Initially, I wasn’t planning on having a lot of beekeeping posts here on Multicultured, but things like honey harvests and rendering beeswax are a) pretty cool projects that most people probably don’t get to see and b) a lot of the honey ends up in giant carboys for mead making, so, well, it just makes sense.
A couple of weeks ago, my friend Steve and I harvested honey from one of the hives we manage. Basically, we pulled out ten frames full of capped honey, then pushed the honey-filled beeswax out, crushed it up with a potato masher, and let it strain through a screened insert into a five gallon bucket. We got around 35 pounds, and much of that was bottled to give as gifts to friends and family.
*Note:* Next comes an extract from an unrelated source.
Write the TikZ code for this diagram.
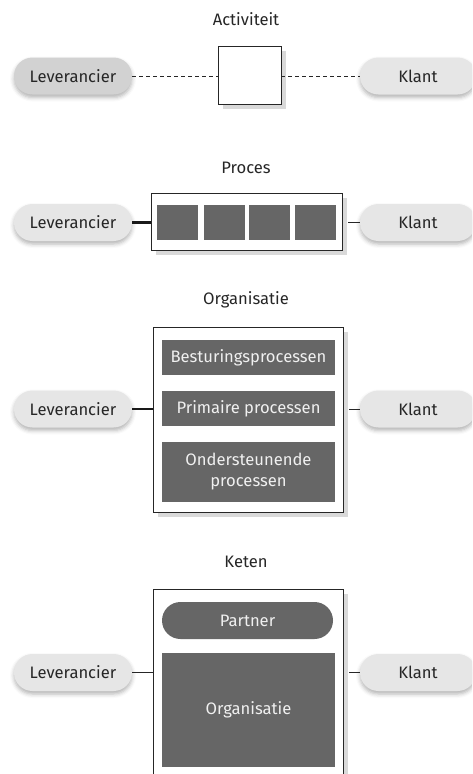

The picture above shows what’s left after the honey has had time to drip through the screen for a week or so. That insert was quite heavy – there’s still a fair amount of honey in there, and the beeswax itself is heavier than you might think. At this stage, it’s time to improvise a set up for rendering beeswax to use in other projects, like lip balm or lotions.
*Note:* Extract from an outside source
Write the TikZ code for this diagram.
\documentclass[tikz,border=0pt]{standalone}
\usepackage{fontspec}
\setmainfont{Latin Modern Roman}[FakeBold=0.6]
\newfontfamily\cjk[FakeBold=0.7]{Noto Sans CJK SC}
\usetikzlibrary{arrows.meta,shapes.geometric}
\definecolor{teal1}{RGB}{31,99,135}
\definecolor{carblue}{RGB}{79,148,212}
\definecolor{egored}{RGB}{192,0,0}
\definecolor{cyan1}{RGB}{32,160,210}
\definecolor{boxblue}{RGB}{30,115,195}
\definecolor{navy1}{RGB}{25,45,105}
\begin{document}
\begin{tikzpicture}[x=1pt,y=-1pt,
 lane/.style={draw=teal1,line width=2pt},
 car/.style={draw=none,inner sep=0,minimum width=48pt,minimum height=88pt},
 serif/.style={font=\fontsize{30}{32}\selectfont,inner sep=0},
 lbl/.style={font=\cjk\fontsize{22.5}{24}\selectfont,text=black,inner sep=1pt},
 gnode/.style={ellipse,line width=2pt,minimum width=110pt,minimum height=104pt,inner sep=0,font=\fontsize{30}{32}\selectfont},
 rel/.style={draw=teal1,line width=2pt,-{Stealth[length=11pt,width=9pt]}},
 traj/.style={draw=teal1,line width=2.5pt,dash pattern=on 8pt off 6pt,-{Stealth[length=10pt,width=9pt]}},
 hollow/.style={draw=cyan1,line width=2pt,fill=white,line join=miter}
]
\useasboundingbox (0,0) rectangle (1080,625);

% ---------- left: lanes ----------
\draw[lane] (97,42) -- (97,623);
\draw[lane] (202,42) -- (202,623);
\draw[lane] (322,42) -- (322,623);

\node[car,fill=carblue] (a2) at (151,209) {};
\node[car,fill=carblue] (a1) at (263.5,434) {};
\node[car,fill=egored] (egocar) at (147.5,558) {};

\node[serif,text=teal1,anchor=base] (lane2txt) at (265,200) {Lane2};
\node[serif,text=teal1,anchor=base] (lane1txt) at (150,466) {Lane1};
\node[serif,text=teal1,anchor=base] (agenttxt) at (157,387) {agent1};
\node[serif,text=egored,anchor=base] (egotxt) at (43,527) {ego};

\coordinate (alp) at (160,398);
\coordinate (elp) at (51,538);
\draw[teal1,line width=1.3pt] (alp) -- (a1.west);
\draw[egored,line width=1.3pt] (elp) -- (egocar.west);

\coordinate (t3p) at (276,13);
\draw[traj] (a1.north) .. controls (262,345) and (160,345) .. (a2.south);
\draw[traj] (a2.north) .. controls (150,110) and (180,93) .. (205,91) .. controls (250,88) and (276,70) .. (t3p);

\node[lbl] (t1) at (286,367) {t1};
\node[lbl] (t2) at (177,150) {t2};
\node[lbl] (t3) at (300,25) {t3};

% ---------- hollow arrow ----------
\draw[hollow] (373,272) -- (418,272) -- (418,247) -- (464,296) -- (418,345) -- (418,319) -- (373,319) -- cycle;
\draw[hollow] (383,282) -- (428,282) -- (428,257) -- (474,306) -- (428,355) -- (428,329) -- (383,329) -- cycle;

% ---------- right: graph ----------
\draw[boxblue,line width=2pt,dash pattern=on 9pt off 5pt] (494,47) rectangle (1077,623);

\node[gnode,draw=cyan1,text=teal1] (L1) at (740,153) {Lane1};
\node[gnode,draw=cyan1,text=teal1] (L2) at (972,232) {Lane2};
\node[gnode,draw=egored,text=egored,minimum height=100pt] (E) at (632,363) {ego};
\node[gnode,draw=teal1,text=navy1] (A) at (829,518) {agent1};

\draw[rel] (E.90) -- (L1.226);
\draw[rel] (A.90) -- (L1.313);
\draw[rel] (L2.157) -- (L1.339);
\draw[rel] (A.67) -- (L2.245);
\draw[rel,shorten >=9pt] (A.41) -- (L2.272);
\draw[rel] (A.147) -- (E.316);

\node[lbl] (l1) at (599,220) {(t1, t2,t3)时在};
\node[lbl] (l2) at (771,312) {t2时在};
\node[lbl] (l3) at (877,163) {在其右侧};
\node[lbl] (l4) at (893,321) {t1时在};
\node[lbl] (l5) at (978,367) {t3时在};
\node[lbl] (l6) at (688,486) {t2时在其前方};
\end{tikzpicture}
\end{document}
To do that, we created a double boiler by putting a large aluminum bowl on top of a one-gallon stockpot filled half way with water. Let the water boil, heat the aluminum bowl, stir a bit to help it along, and in less time than I expected, we had a big bowl of liquid wax.
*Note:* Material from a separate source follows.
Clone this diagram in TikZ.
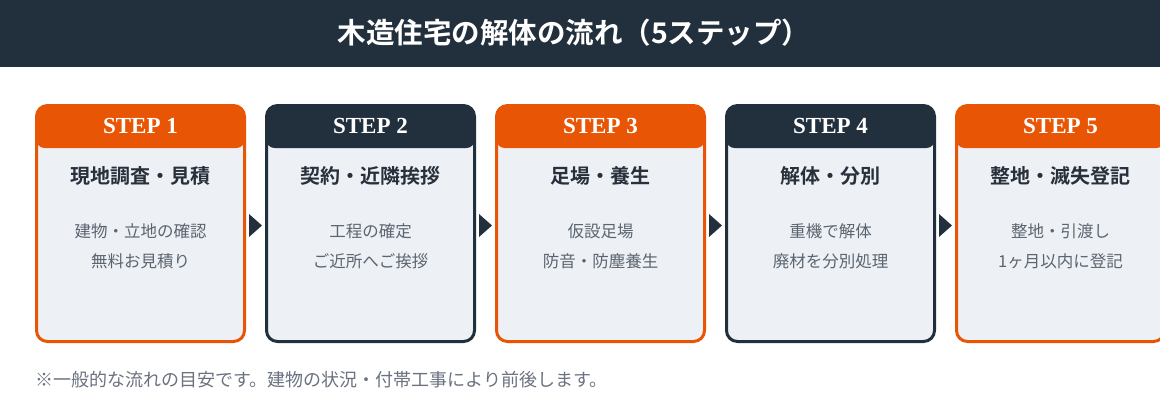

From here, we lined my Dutch oven with a couple of layers of parchment, covered it with an old t-shirt, and poured the wax through the fabric and into the parchment-lined pot to cool. That took quite a while, and the remaining honey in the wax fell out of the suspension while the wax itself congealed on top. When the wax cooled, we had this (click to embiggen):
When we lifted the parchment sheets out, we were able to pour off an appreciable amount of slightly cooked honey from underneath the wax, which tasted terrific.
All in all, we harvested about one and third pounds of wax and 20 ounces or so of honey from the strainer. Not a bad haul at all, and we also put together another big batch of mead from the honey left in the bucket. More on that tomorrow.
Now we just have to decide what to do with all this gorgeous rendered beeswax.